Problem: In the listing below, locate the lines bearing the word "seaborn". Copy every one of them.

Material for the task:
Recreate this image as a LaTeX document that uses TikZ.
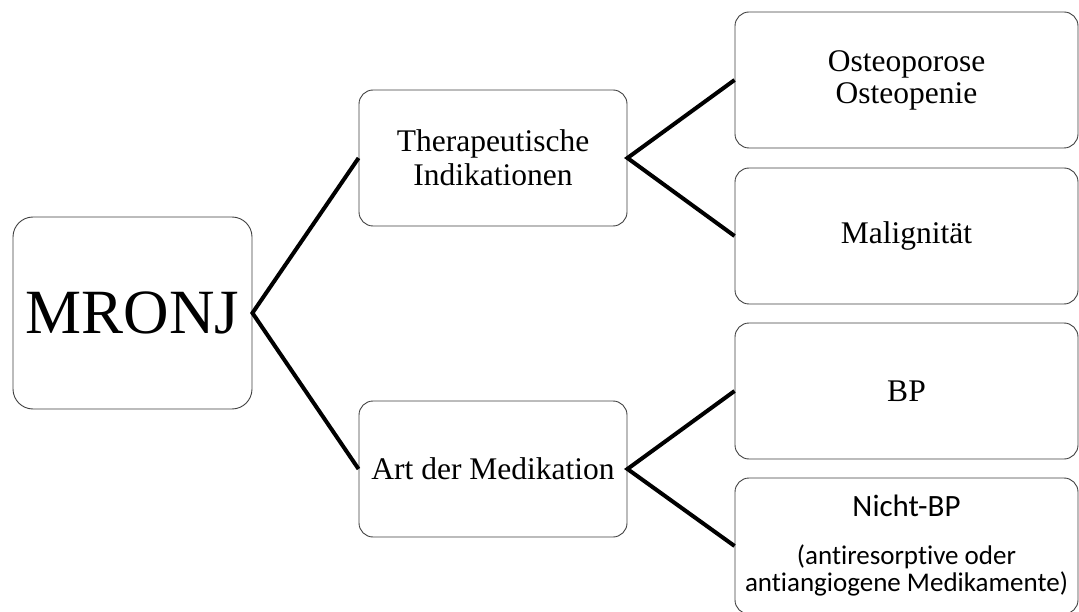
\documentclass[tikz,border=0pt]{standalone}
\usepackage{fontspec}
\setmainfont{Liberation Serif}
\newfontfamily\calibrifont[Ligatures=NoCommon,RawFeature={-liga;-dlig}]{Carlito}
\usetikzlibrary{positioning}

\begin{document}
\begin{tikzpicture}[x=1pt, y=-1pt,
  box/.style={draw=black!75, line width=0.9pt, rounded corners=14pt, fill=white,
              align=center, inner sep=0pt, minimum width=343pt, minimum height=136pt,
              font=\fontsize{31.5}{32}\selectfont},
  midbox/.style={box, minimum width=268pt},
  link/.style={black, line width=4pt}]

\useasboundingbox (0,0) rectangle (1079,612);

% --- root ---
\node[box, minimum width=239pt, minimum height=192pt, rounded corners=20pt,
      font=\fontsize{63}{63}\selectfont] (mronj) at (132.5,313) {MRONJ};

% --- middle level ---
\node[midbox, font=\fontsize{31.5}{34}\selectfont] (indik) at (493,158) {Therapeutische\\Indikationen};
\node[midbox] (medik) at (493,469) {Art der Medikation};

% --- leaves ---
\node[box, font=\fontsize{31.5}{32}\selectfont] (osteo) at (906.5,80) {Osteoporose\\Osteopenie};
\node[box] (malig) at (906.5,236) {Malignit\"at};
\node[box] (bp) at (906.5,391) {BP};
\node[box, font=\calibrifont\fontsize{27}{27}\selectfont] (nichtbp) at (906.5,546)
      {{\fontsize{31}{31}\selectfont Nicht-BP}\\[21pt](antiresorptive oder\\antiangiogene Medikamente)};

% --- connectors ---
\draw[link] (indik.west) -- (mronj.east) -- (medik.west);
\draw[link] (osteo.west) -- (indik.east) -- (malig.west);
\draw[link] (bp.west) -- (medik.east) -- (nichtbp.west);

\end{tikzpicture}
\end{document}
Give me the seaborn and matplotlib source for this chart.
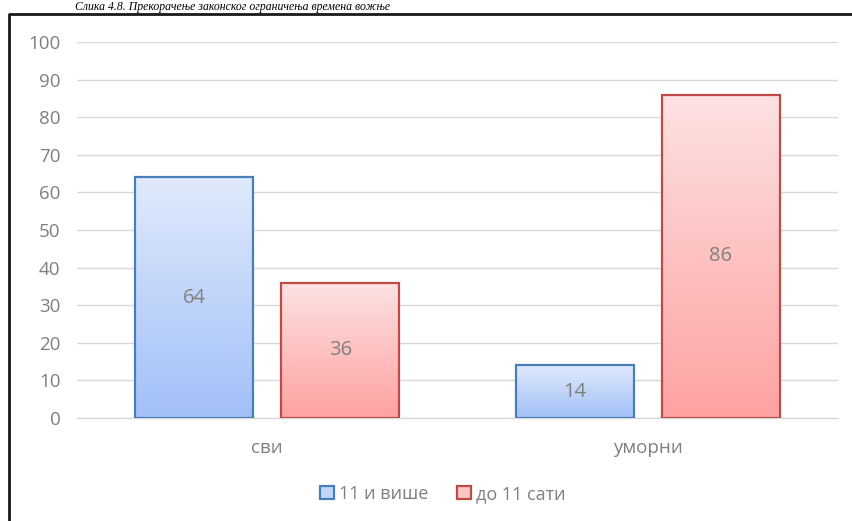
import numpy as np
import pandas as pd
import matplotlib
matplotlib.use("Agg")
import matplotlib.pyplot as plt
from matplotlib.lines import Line2D
from matplotlib.patches import Patch
from matplotlib.colors import LinearSegmentedColormap
import seaborn as sns

# Data
categories = ["сви", "уморни"]
series_names = ["11 и више", "до 11 сати"]
values_11_plus = [64, 14]
values_up_to_11 = [36, 86]
y_ticks = [0, 10, 20, 30, 40, 50, 60, 70, 80, 90, 100]
caption = "Слика 4.8. Прекорачење законског ограничења времена вожње"

df = pd.DataFrame({
    "category": categories * 2,
    "series": [series_names[0]] * len(categories) + [series_names[1]] * len(categories),
    "value": values_11_plus + values_up_to_11,
})

# Styling
edge_colors = ["#4a7ebb", "#be4b48"]
grad_top = ["#e0eafc", "#fde2e2"]
grad_bottom = ["#a2c0f8", "#ffa2a2"]
legend_fill = ["#c3d6f9", "#ffc6c6"]
text_grey = "#7f7f7f"

sns.set_theme(style="white")
plt.rcParams["font.family"] = ["Open Sans", "DejaVu Sans"]

W, H = 852, 521
fig = plt.figure(figsize=(W / 100, H / 100), dpi=100)
ax = fig.add_axes([77 / W, 1 - 418 / H, (838 - 77) / W, (418 - 42) / H])

sns.barplot(
    data=df, x="category", y="value", hue="series",
    hue_order=series_names, order=categories,
    palette=edge_colors, width=0.767, gap=0.19,
    linewidth=1.6, legend=False, ax=ax, zorder=3,
)

# Vertical gradient fill for each bar, with the series colour as outline
for i, container in enumerate(ax.containers):
    cmap = LinearSegmentedColormap.from_list(f"g{i}", [grad_bottom[i], grad_top[i]])
    grad = np.linspace(0, 1, 256).reshape(-1, 1)
    for bar in container:
        x0, y0 = bar.get_x(), bar.get_y()
        w, h = bar.get_width(), bar.get_height()
        ax.imshow(grad, cmap=cmap, origin="lower", aspect="auto",
                  extent=[x0, x0 + w, y0, y0 + h], zorder=2, interpolation="bilinear")
        bar.set_facecolor("none")
        bar.set_edgecolor(edge_colors[i])
    ax.bar_label(container, labels=[f"{v:g}" for v in container.datavalues],
                 label_type="center", color=text_grey, fontsize=14.5, zorder=5)

ax.set_xlim(-0.5, len(categories) - 0.5)
ax.set_ylim(0, 100)
ax.set_yticks(y_ticks)
ax.set_yticklabels([str(t) for t in y_ticks])
ax.set_xlabel("")
ax.set_ylabel("")
ax.yaxis.grid(True, color="#d9d9d9", linewidth=1.0, zorder=0)
ax.xaxis.grid(False)
ax.set_axisbelow(True)
for side in ["top", "right", "left"]:
    ax.spines[side].set_visible(False)
ax.spines["bottom"].set_color("#d9d9d9")
ax.spines["bottom"].set_linewidth(1.0)
ax.tick_params(axis="y", length=0, pad=12, labelsize=13.5, labelcolor=text_grey)
ax.tick_params(axis="x", length=0, pad=15, labelsize=13.5, labelcolor=text_grey)

# Legend below the plot
handles = [Patch(facecolor=legend_fill[i], edgecolor=edge_colors[i], linewidth=1.6,
                 label=series_names[i]) for i in range(len(series_names))]
leg = fig.legend(handles=handles, loc="center", bbox_to_anchor=(443 / W, 1 - 494 / H),
                 ncol=2, frameon=False, fontsize=13, handlelength=0.75, handleheight=0.75,
                 handletextpad=0.3, columnspacing=1.6)
for t in leg.get_texts():
    t.set_color(text_grey)

# Chart frame and caption above it
fig.add_artist(Line2D([9 / W, 9 / W, 1.0], [0.0, 1 - 14 / H, 1 - 14 / H],
                      transform=fig.transFigure, color="#1a1a1a", linewidth=2.0))
fig.text(75 / W, 1 - 1 / H, caption, ha="left", va="top",
         family=["Liberation Serif", "DejaVu Serif"], style="italic", fontsize=8.5, color="black")

fig.savefig("out.png", dpi=100)
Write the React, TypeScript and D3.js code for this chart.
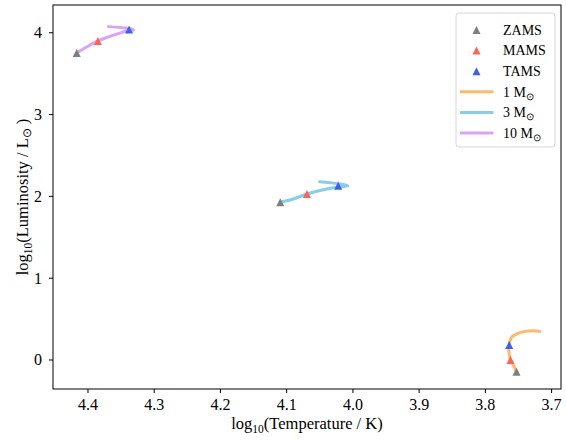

Exercise solution:
Give me the seaborn and matplotlib source for this chart.
import seaborn as sns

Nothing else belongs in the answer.